To those current with foreign and security policy, not much is added by fresh Security Police annual review. Even so, the book comes with at least two benefits. Firstly, it puts the important information in a format easy to read by those unable to keep up with the constant news, studies and analyses. The annual review is recommended reading to those desiring a brief overview of information war and its tools. Secondly, on the basis of it weighty conclusions can be drawn, partially extendable to the agency’s own activities.

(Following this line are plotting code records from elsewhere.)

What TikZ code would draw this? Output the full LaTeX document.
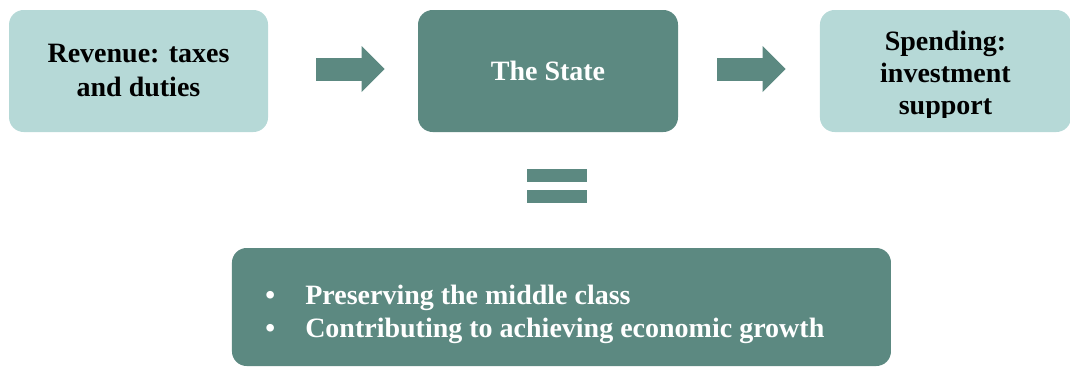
\documentclass[tikz,border=0pt]{standalone}
\usepackage{fontspec}
\setmainfont{Liberation Serif}
\usetikzlibrary{positioning,arrows.meta,calc}
\definecolor{cLight}{HTML}{B6D9D7}
\definecolor{cDark}{HTML}{5C8981}
\tikzset{
  box/.style={rounded corners=11pt, minimum height=91.5pt, inner sep=4pt,
              align=center, font=\bfseries\fontsize{21pt}{25.5pt}\selectfont},
  boxLight/.style={box, fill=cLight, text=black},
  boxDark/.style={box, fill=cDark, text=white},
  blockArrow/.style={draw=cDark, line width=17.25pt,
              -{Triangle[length=17.25pt, width=34.5pt, line width=0pt]}},
  eqBar/.style={fill=cDark, minimum width=45pt, minimum height=9.75pt, inner sep=0pt},
  item/.style={text=white, anchor=base west, inner sep=0pt,
              font=\bfseries\fontsize{21pt}{24.75pt}\selectfont},
}

\begin{document}
\begin{tikzpicture}
\useasboundingbox (0,0) rectangle (802.5pt,-276pt);

% ========== TOP ROW ==========
\node[boxLight, minimum width=194.25pt] (rev) at (103.9pt,-53.25pt)
  {Revenue: taxes\\ and duties};
\node[boxDark, minimum width=195pt] (state) at (411pt,-53.25pt) {The State};
\node[boxLight, minimum width=188.25pt] (spend) at (709.1pt,-53.25pt) {};
\begin{scope}
  \clip (spend.north west) rectangle (spend.east |- 0,-87.75pt);
  \node[box, text=black, font=\bfseries\fontsize{21pt}{24pt}\selectfont] (spendTxt)
    at ([yshift=-3.4pt]spend.center) {Spending:\\ investment\\ support};
\end{scope}

% block arrows
\draw[blockArrow] ([shift={(36pt,1.5pt)}]rev.east) -- ([shift={(-24.75pt,1.5pt)}]state.west);
\draw[blockArrow] ([shift={(29.25pt,1.5pt)}]state.east) -- ([shift={(-25.5pt,1.5pt)}]spend.west);

% ========== EQUALS ==========
\node[eqBar] (eqTop) at (417.75pt,-131.6pt) {};
\node[eqBar, below=5.5pt of eqTop] (eqBot) {};

% ========== GOALS ==========
\node[boxDark, minimum width=494.25pt, minimum height=88.5pt] (goals) at (421.1pt,-230.25pt) {};
\node[item] (item1) at (228.75pt,-228pt)
  {\llap{\textbullet\hspace{22.5pt}}Preserving the middle class};
\node[item] (item2) at (228.75pt,-252.75pt)
  {\llap{\textbullet\hspace{22.5pt}}Contributing to achieving economic growth};

\end{tikzpicture}
\end{document}
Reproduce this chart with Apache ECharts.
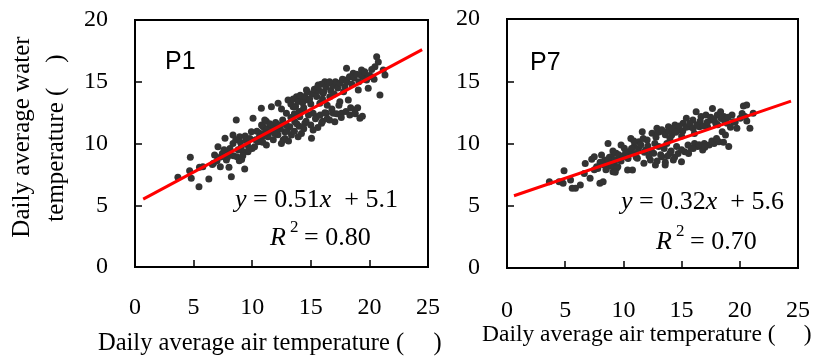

From Estonia’s point of view, global events important in 2014 come under two keywords: subversive leverage in Western states following Russian aggression in Ukraine, and activities by extremist terrorist groupings. Meanwhile, these are the two main issues most pressing for the entire Western world starting 2014, and regarding European security issues the region is broadly split in two. The more Westward, the more Islamist extremism issues played a role; the closer to Russian borders, the sharper the sense of danger from behind these. The phenomenon, named «diverging threat» by analysts, pointed to defence policy based on the connected vessels principle: defence resources being always limited, the Russian danger and Islamist danger are competing for priority as problems and thus the countermeasures. 

The proportion of the two problems for Estonia is also reflected in emphasis of the review. Not surprising that the greater emphasis is on hybrid and information war. Also predictably, the review is more cautious and calculated than before – rather to be expected in information war context. More than the hindsight coverage of events, the events as such may have raised issues: one wonders, why risk with the expulsion of some second or third class lecturer when the risk of him being here may probably have been lesser that the damage done by information attacks triggered by the expulsion.

This, in turn, leads us to the other important aspect of the review, as hinted above and concerning public reaction to the annual review and to Security Police activity as a whole. Among the information war tricks described in the review is so simple as to border on the banal: with Russia assuming is as its strategic goal to find supporters in the West, it went by a very simple principle: find friends not foes in the West and once these are found, strengthen the ties.  Leaving alone the others tools in information warfare – and some of these, like propaganda based on lies and half-truths, democracies cannot adopt if for the questionable ethics – one aspect is worth remembering. Namely: an institution’s message is as weighty as is trust towards that institution. Not always in society does the divide run between a country’s domestic and external forces; often, it is between state and community activities. For a community to take vital messages seriously, friends not foes need to be found in the community. Not always easy, from the position of power.